Sermons

Summary: Easter Message

This morning we celebrate Easter; we celebrate the Resurrection of our Lord Jesus Christ from the tomb that could not hold him over 2000 years ago. Over the years, as with any religious holiday and observances, the reality and the significance of what we are celebrating can get lost in all of the glitter and excitement of the celebration itself. Easter has become, for some people, just another holiday, a chance to get stuff and to give stuff and to get a few days off of school. It’s become about bunnies and chocolate, and colored eggs in fancy baskets but we know that those things don’t tell the real story of Easter. With all of the trappings and all of the different holidays to keep track of, it’s easy to get confused sometimes.

A Sunday School teacher asked her class of children what Easter was all about. She got a bunch of answers ranging from candy to the Easter Bunny to having to dress in fancy clothes. She wasn’t getting the answer she had hoped for so she pressed on. What does Easter really mean, what happened on the first Easter morning? A little girl raised her hand and said that that was the day that Jesus had come out of his tomb. Sighing with relief, the teacher smiled at the girl and prompted, "Jesus arose from the tomb, and what does He do for us?" The youngster replied, "He looks to see if he can see his shadow, and if He can, he goes back in for another six weeks."

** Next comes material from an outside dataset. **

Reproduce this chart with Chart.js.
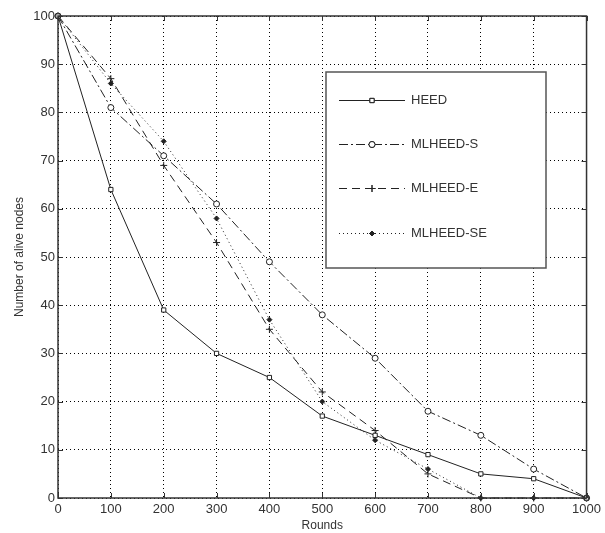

Lost in all of the confusion was the real meaning and the real message of Easter. Easter is about one thing really. When you take away all that we’ve made it, Easter is hope. The death and resurrection of the Lord Jesus on that first Easter morning gave man real hope for the first time in history.

Hope is a word that we like to kind of throw around. I hope this works, I hope you feel better, I hope for this or that. The true essence of the word gets cheapened sometimes. Webster’s defines hope as: to cherish a desire with anticipation of obtainment. To the world, hope is to long for something, it’s to anticipate something that you want with all of your heart to be fulfilled. We have to have hope in this life.

Someone has been quoted as saying: We can live forty days without food, eight days without water, four minutes without air, but only a few seconds without hope.

We need hope in our lives, and while the hope the world offers is based on our wants and desires, things that don’t satisfy and things that will fail us, the hope that Scripture talks about is different. This hope can be defined as this: an expectation based on the promises of God. This hope is different! This hope is eternal and won’t fail us. Hebrews says that:

Heb 6: 19 We have this hope (talking about God’s promises and purposes) as an anchor for the soul, firm and secure.

The hope that God offers is something to build on, it’s an anchor, it keeps us from drifting after this and that, it is the rock on which the Christian stands, one that cannot be moved or shaken. This is the hope of God, and this hope is forever bound up in the resurrection of Christ that we celebrate today. That work that took a cross, the very symbol of death and despair and a tomb, the epitome of hopelessness and turned them forever into symbols of life and hope for the believer, that whoever believes in what was accomplished upon that cross and believes in who it was that walked out of that tomb would be saved. That’s the hope we have. As Peter writes:

1PE 1:3 Praise be to the God and Father of our Lord Jesus Christ! In his great mercy he has given us new birth into a living hope through the resurrection of Jesus Christ from the dead,

That’s the Good News of the gospel, Jesus Christ is risen today! Hallelujah there’s hope for us!

No one believed and hoped more than Christ’s disciples until that day that hope was taken away from them.

I. The Removal of Hope

Anything that we’ve hoped for in this life that has let us down, those times where we’ve been overwhelmed by those feelings that come when hope is lost or when we’ve found ourselves in a hopeless situation those times pale in comparison to what the disciples went through on that dark day that Christ was crucified. That was the day that their hope died. The disciples and Jesus’ followers had all of their hopes pinned up in this man called Jesus. They had left everything to follow him. Homes, families, jobs, possessions, everything was left behind because of the hope of the message this man proclaimed. And they believed Him. They watched as the crowds flocked to Him. They listened as He taught in a way that no one before Him had ever taught before. Not as one with simply a knowledge of the Law, but as one with the very authority of God behind His words. They watched in awe as blind men received their sight, as the deaf heard and the lame walked. They saw a man with a shriveled hand stretch it out to wholeness again at the command of this man. They saw demons flee and tremble, they saw the crashing waves stilled by a word from His mouth. They had been the ones holding the baskets of left-over fish and bread after Jesus had fed 5,000 people with only a small boy’s lunch. They watched as He talked with the Pharisees in a way that no one else had dared. They themselves had been given the power to heal and to drive out demons in this man’s name.